# Configuration d'un compte dans mail impossible



## sophie.b (19 Janvier 2008)

Bonsoir,

j'essaie de configurer mon nouveau compte gmail dans mail
mais je n'arrive pas à accéder à préférences, cela reste grisé...
J'ai une page qui s'affiche me souhaitant la bienvenue ds mail
mais ça refuse le serveur de réception que je mets...
En gros je comprends rien....
Merci de m'éclairer...


----------



## pascalformac (19 Janvier 2008)

bonsoir
C'est un peu confus
tu dis ne pas acceder aux preferences de mail
( quel Mail d'ailleurs , celui de quel OS?)

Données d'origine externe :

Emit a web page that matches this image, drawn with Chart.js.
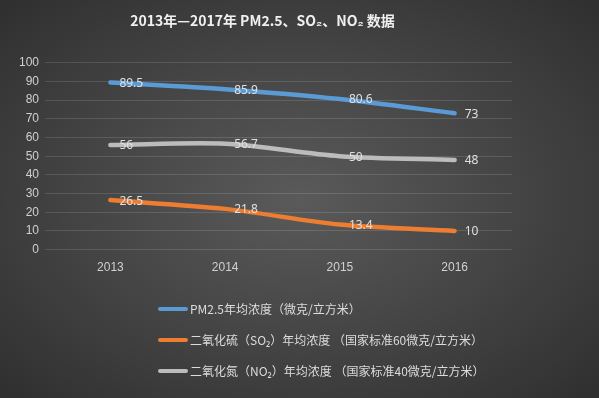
<!DOCTYPE html>
<html>
<head>
<meta charset="utf-8">
<script src="https://cdn.jsdelivr.net/npm/chart.js@4"></script>
<style>
  html, body { margin: 0; padding: 0; }
  body {
    width: 599px; height: 398px; overflow: hidden; position: relative;
    background: radial-gradient(ellipse at 50% 50%, #5a5a5a 0%, #474747 45%, #2f2f2f 100%);
    font-family: "Noto Sans CJK SC", "Noto Sans", sans-serif;
  }
  #wrap { position: absolute; left: 0; top: 0; width: 599px; height: 398px; }
  #legend { position: absolute; left: 158px; top: 293px; color: #dcdcdc; font-size: 12px; }
  #legend .item { display: flex; align-items: center; height: 31px; }
  #legend .swatch { width: 30px; height: 4px; border-radius: 2px; margin-right: 2px; }
</style>
</head>
<body>
<div id="wrap"><canvas id="chart" width="599" height="398"></canvas></div>
<div id="legend"></div>
<script>
const TITLE = '2013年—2017年 PM2.5、SO₂、NO₂ 数据';
const years = ['2013', '2014', '2015', '2016'];
const pm25 = [89.5, 85.9, 80.6, 73];
const so2 = [26.5, 21.8, 13.4, 10];
const no2 = [56, 56.7, 50, 48];
const seriesNames = [
  'PM2.5年均浓度（微克/立方米）',
  '二氧化硫（SO₂）年均浓度 （国家标准60微克/立方米）',
  '二氧化氮（NO₂）年均浓度 （国家标准40微克/立方米）'
];
const COLORS = ['#5b9bd5', '#ed7d31', '#bcbcbc'];

const pointLabels = {
  id: 'pointLabels',
  afterDatasetsDraw(chart) {
    const { ctx } = chart;
    ctx.save();
    ctx.font = '12px "Noto Sans", sans-serif';
    ctx.fillStyle = '#e0e0e0';
    ctx.textBaseline = 'middle';
    chart.data.datasets.forEach((ds, di) => {
      const meta = chart.getDatasetMeta(di);
      meta.data.forEach((pt, i) => {
        const last = i === meta.data.length - 1;
        ctx.fillText(String(ds.data[i]), pt.x + (last ? 10 : 9), pt.y + 1);
      });
    });
    ctx.restore();
  }
};

const chart = new Chart(document.getElementById('chart'), {
  type: 'line',
  data: {
    labels: years,
    datasets: [pm25, so2, no2].map((d, i) => ({
      label: seriesNames[i],
      data: d,
      borderColor: COLORS[i],
      backgroundColor: COLORS[i],
      borderWidth: 4.5,
      borderCapStyle: 'round',
      tension: 0.3,
      pointRadius: 0
    }))
  },
  options: {
    responsive: false,
    animation: false,
    layout: { padding: { left: 13, right: 87, top: 10, bottom: 120 } },
    plugins: {
      legend: { display: false },
      tooltip: { enabled: false },
      title: {
        display: true,
        text: TITLE,
        color: '#f0f0f0',
        font: { size: 14, weight: 'bold', family: '"Noto Sans CJK SC", sans-serif' },
        padding: { top: 2, bottom: 34 }
      }
    },
    scales: {
      x: {
        offset: true,
        grid: { display: false },
        border: { display: false },
        ticks: { color: '#d0d0d0', font: { size: 12 }, padding: 3 }
      },
      y: {
        min: 0,
        max: 100,
        ticks: { stepSize: 10, color: '#d0d0d0', font: { size: 12 }, padding: 6 },
        grid: { color: 'rgba(255,255,255,0.13)', lineWidth: 1 },
        border: { display: false }
      }
    }
  },
  plugins: [pointLabels]
});

const legendEl = document.getElementById('legend');
chart.data.datasets.forEach(ds => {
  const row = document.createElement('div');
  row.className = 'item';
  const sw = document.createElement('span');
  sw.className = 'swatch';
  sw.style.background = ds.borderColor;
  const txt = document.createElement('span');
  txt.textContent = ds.label;
  row.appendChild(sw);
  row.appendChild(txt);
  legendEl.appendChild(row);
});
</script>
</body>
</html>
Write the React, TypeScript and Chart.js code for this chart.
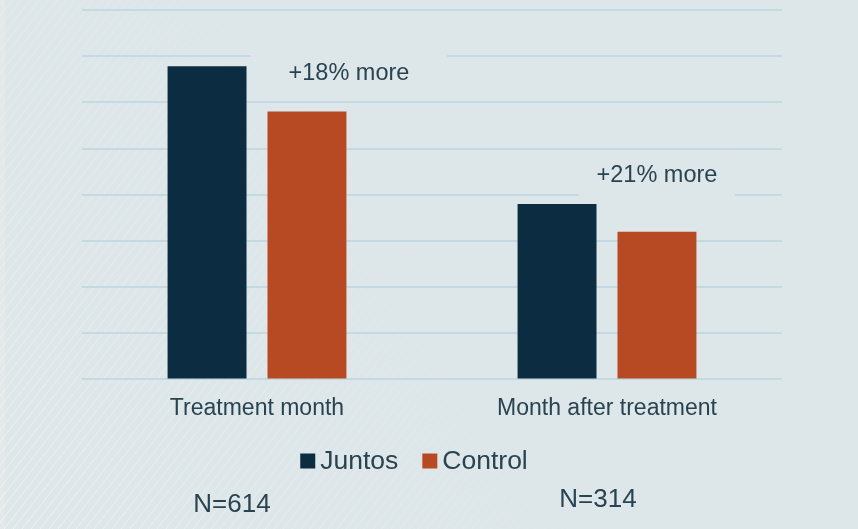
import React, { useEffect, useRef } from "react";
import { Chart, registerables } from "chart.js";
Chart.register(...registerables);

const categories = ["Treatment month", "Month after treatment"];
const juntosValues = [6.78, 3.8];
const controlValues = [5.8, 3.2];
const yMin = 0;
const yMax = 8;
const yStep = 1;
const annotationTexts = ["+18% more", "+21% more"];
const annotationValues = [6.63, 4.41];
const sampleSizes = ["N=614", "N=314"];

const FONT = '"Liberation Sans", Arial, sans-serif';
const TEXT = "#2a4351";
const BG = "#dde6e9";

const annotationDx = [42, 0];
const annotationHalfW = [98, 78];
const sampleDx = [-25, -9];
const sampleY = [505, 500];
const legendCenterDx = -18;
const legendY = 461;

const bgPlugin = {
  id: "bg",
  beforeDraw(chart: any) {
    const { ctx, width, height } = chart;
    ctx.save();
    ctx.fillStyle = BG;
    ctx.fillRect(0, 0, width, height);
    ctx.fillStyle = "#e3e8ea";
    ctx.fillRect(0, 0, 5, height);
    const g = ctx.createLinearGradient(0, height, 480, 210);
    g.addColorStop(0, "rgba(255,255,255,0.5)");
    g.addColorStop(0.5, "rgba(255,255,255,0.22)");
    g.addColorStop(1, "rgba(255,255,255,0)");
    ctx.strokeStyle = g;
    ctx.lineWidth = 1;
    const run = height / Math.tan((52 * Math.PI) / 180);
    for (let k = -500; k < 900; k += 9) {
      ctx.beginPath();
      ctx.moveTo(k, height);
      ctx.lineTo(k + run, 0);
      ctx.stroke();
    }
    ctx.restore();
  },
};

const annotPlugin = {
  id: "annot",
  afterDatasetsDraw(chart: any) {
    const { ctx } = chart;
    const y = chart.scales.y;
    const x = chart.scales.x;
    const meta = chart.getDatasetMeta(1);
    ctx.save();
    ctx.textBaseline = "middle";
    ctx.textAlign = "center";
    ctx.font = `23.5px ${FONT}`;
    annotationTexts.forEach((t, i) => {
      const bar = meta.data[i];
      const cx = bar.x + annotationDx[i];
      const cy = y.getPixelForValue(annotationValues[i]);
      ctx.fillStyle = BG;
      ctx.fillRect(cx - annotationHalfW[i], cy - 21, annotationHalfW[i] * 2, 42);
      ctx.fillStyle = TEXT;
      ctx.fillText(t, cx, cy);
    });
    ctx.font = `26px ${FONT}`;
    sampleSizes.forEach((t, i) => {
      ctx.fillText(t, x.getPixelForValue(i) + sampleDx[i], sampleY[i]);
    });

    // legend
    const box = 15;
    const gap = 5;
    const itemGap = 24;
    ctx.font = `26.5px ${FONT}`;
    const items = chart.data.datasets.map((d: any) => ({
      label: d.label,
      color: d.backgroundColor,
      w: box + gap + ctx.measureText(d.label).width,
    }));
    const total = items.reduce((s: number, it: any) => s + it.w, 0) + itemGap * (items.length - 1);
    const center = (x.getPixelForValue(0) + x.getPixelForValue(1)) / 2 + legendCenterDx;
    let cur = center - total / 2;
    ctx.textAlign = "left";
    items.forEach((it: any) => {
      ctx.fillStyle = it.color;
      ctx.fillRect(cur, legendY - box / 2, box, box);
      ctx.fillStyle = TEXT;
      ctx.fillText(it.label, cur + box + gap, legendY + 1);
      cur += it.w + itemGap;
    });
    ctx.restore();
  },
};

export default function App() {
  const ref = useRef<HTMLCanvasElement>(null);
  useEffect(() => {
    const chart = new Chart(ref.current!, {
      type: "bar",
      data: {
        labels: categories,
        datasets: [
          {
            label: "Juntos",
            data: juntosValues,
            backgroundColor: "#0c2c41",
            categoryPercentage: 0.571,
            barPercentage: 0.79,
          },
          {
            label: "Control",
            data: controlValues,
            backgroundColor: "#b84a23",
            categoryPercentage: 0.571,
            barPercentage: 0.79,
          },
        ],
      },
      options: {
        responsive: false,
        animation: false,
        layout: { padding: { left: 48, right: 76, top: 10, bottom: 92 } },
        plugins: {
          legend: { display: false },
          tooltip: { enabled: false },
        },
        scales: {
          x: {
            grid: { display: false, drawTicks: false },
            border: { display: false },
            ticks: { color: TEXT, font: { family: FONT, size: 23 }, padding: 15 },
          },
          y: {
            min: yMin,
            max: yMax,
            afterFit(s: any) {
              s.width = 34;
            },
            grid: { color: "#c4dae3", lineWidth: 2, drawTicks: false },
            border: { display: false },
            ticks: { display: false, stepSize: yStep },
          },
        },
      },
      plugins: [bgPlugin, annotPlugin],
    });
    return () => chart.destroy();
  }, []);
  return (
    <div style={{ position: "absolute", left: 0, top: 0, width: 858, height: 529 }}>
      <canvas ref={ref} width={858} height={529} />
    </div>
  );
}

et pourtant tu tentes de rentrer le serveur de reception 
Chose qui se fait sur une des pages de preferences
(creation de comptes)

en passant 
dans l'aide gmail en ligne (en haut  à droite)
il y a une page très claire dédiée à la procédure complete pour Mail
En suivant pas à pas la procédure et rien d'autre dans les options
(en  ne changeant pas les réglages préconisés)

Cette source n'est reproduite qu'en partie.